BRIEF: Set down the data below without change, skipping the pictures it holds.

MATERIAL PROVIDED:
:::::

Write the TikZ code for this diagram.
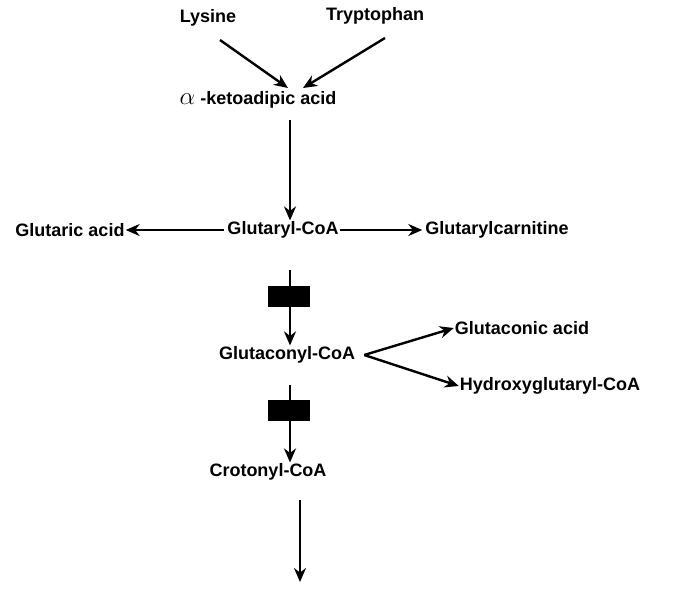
\documentclass[tikz,border=0pt]{standalone}
\usepackage{fontspec}
\setmainfont{Liberation Sans}
\usetikzlibrary{arrows.meta}
\begin{document}
\begin{tikzpicture}[x=1pt,y=-1pt,
  lbl/.style={font=\fontsize{18}{20}\selectfont\bfseries, inner sep=1pt},
  arr/.style={line width=2.4pt,-{Stealth[length=14pt,width=12pt]}},
  blk/.style={fill=black, minimum width=42pt, minimum height=21pt, inner sep=0pt}]
\useasboundingbox (0,0) rectangle (673,590);
\node[lbl] (lys) at (208,18) {Lysine};
\node[lbl] (trp) at (375,16) {Tryptophan};
\node[lbl] (kad) at (258,100) {{\fontsize{26}{26}\selectfont$\alpha$}\ -ketoadipic acid};
\node[lbl] (gcoa) at (283,230) {Glutaryl-CoA};
\node[lbl] (gacid) at (70,230) {Glutaric acid};
\node[lbl] (gcarn) at (497,230) {Glutarylcarnitine};
\node[lbl] (gtcoa) at (287,355) {Glutaconyl-CoA};
\node[lbl] (gtacid) at (522,328) {Glutaconic acid};
\node[lbl] (hgcoa) at (550,386) {Hydroxyglutaryl-CoA};
\node[lbl] (ccoa) at (268,472) {Crotonyl-CoA};
\node[blk] (b1) at (289,296) {};
\node[blk] (b2) at (289,410) {};
\coordinate (lysA) at (220,40);
\coordinate (trpA) at (385,38);
\coordinate (kadIn) at (288,88);
\coordinate (kadIn2) at (303,88);
\coordinate (end) at (300,582);
\draw[arr] (lysA) -- (kadIn);
\draw[arr] (trpA) -- (kadIn2);
\draw[arr] (290,120) -- (gcoa.north -| 290,0);
\draw[arr,shorten <=2pt] (gcoa.west) -- (gacid.east);
\draw[arr,shorten >=2pt] (gcoa.east) -- (gcarn.west);
\draw[arr] (290,270) -- (gtcoa.north -| 290,0);
\path (gtcoa.east) ++(8,0) coordinate (br);
\draw[arr] (br) -- (gtacid.west);
\draw[arr] (br) -- (hgcoa.west);
\draw[arr] (290,385) -- (ccoa.north -| 290,0);
\draw[arr] (300,500) -- (end);
\end{tikzpicture}
\end{document}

:::::

EXERCISE RESPONSE:
Write the TikZ code for this diagram.
\documentclass[tikz,border=0pt]{standalone}
\usepackage{fontspec}
\setmainfont{Liberation Sans}
\usetikzlibrary{arrows.meta}
\begin{document}
\begin{tikzpicture}[x=1pt,y=-1pt,
  lbl/.style={font=\fontsize{18}{20}\selectfont\bfseries, inner sep=1pt},
  arr/.style={line width=2.4pt,-{Stealth[length=14pt,width=12pt]}},
  blk/.style={fill=black, minimum width=42pt, minimum height=21pt, inner sep=0pt}]
\useasboundingbox (0,0) rectangle (673,590);
\node[lbl] (lys) at (208,18) {Lysine};
\node[lbl] (trp) at (375,16) {Tryptophan};
\node[lbl] (kad) at (258,100) {{\fontsize{26}{26}\selectfont$\alpha$}\ -ketoadipic acid};
\node[lbl] (gcoa) at (283,230) {Glutaryl-CoA};
\node[lbl] (gacid) at (70,230) {Glutaric acid};
\node[lbl] (gcarn) at (497,230) {Glutarylcarnitine};
\node[lbl] (gtcoa) at (287,355) {Glutaconyl-CoA};
\node[lbl] (gtacid) at (522,328) {Glutaconic acid};
\node[lbl] (hgcoa) at (550,386) {Hydroxyglutaryl-CoA};
\node[lbl] (ccoa) at (268,472) {Crotonyl-CoA};
\node[blk] (b1) at (289,296) {};
\node[blk] (b2) at (289,410) {};
\coordinate (lysA) at (220,40);
\coordinate (trpA) at (385,38);
\coordinate (kadIn) at (288,88);
\coordinate (kadIn2) at (303,88);
\coordinate (end) at (300,582);
\draw[arr] (lysA) -- (kadIn);
\draw[arr] (trpA) -- (kadIn2);
\draw[arr] (290,120) -- (gcoa.north -| 290,0);
\draw[arr,shorten <=2pt] (gcoa.west) -- (gacid.east);
\draw[arr,shorten >=2pt] (gcoa.east) -- (gcarn.west);
\draw[arr] (290,270) -- (gtcoa.north -| 290,0);
\path (gtcoa.east) ++(8,0) coordinate (br);
\draw[arr] (br) -- (gtacid.west);
\draw[arr] (br) -- (hgcoa.west);
\draw[arr] (290,385) -- (ccoa.north -| 290,0);
\draw[arr] (300,500) -- (end);
\end{tikzpicture}
\end{document}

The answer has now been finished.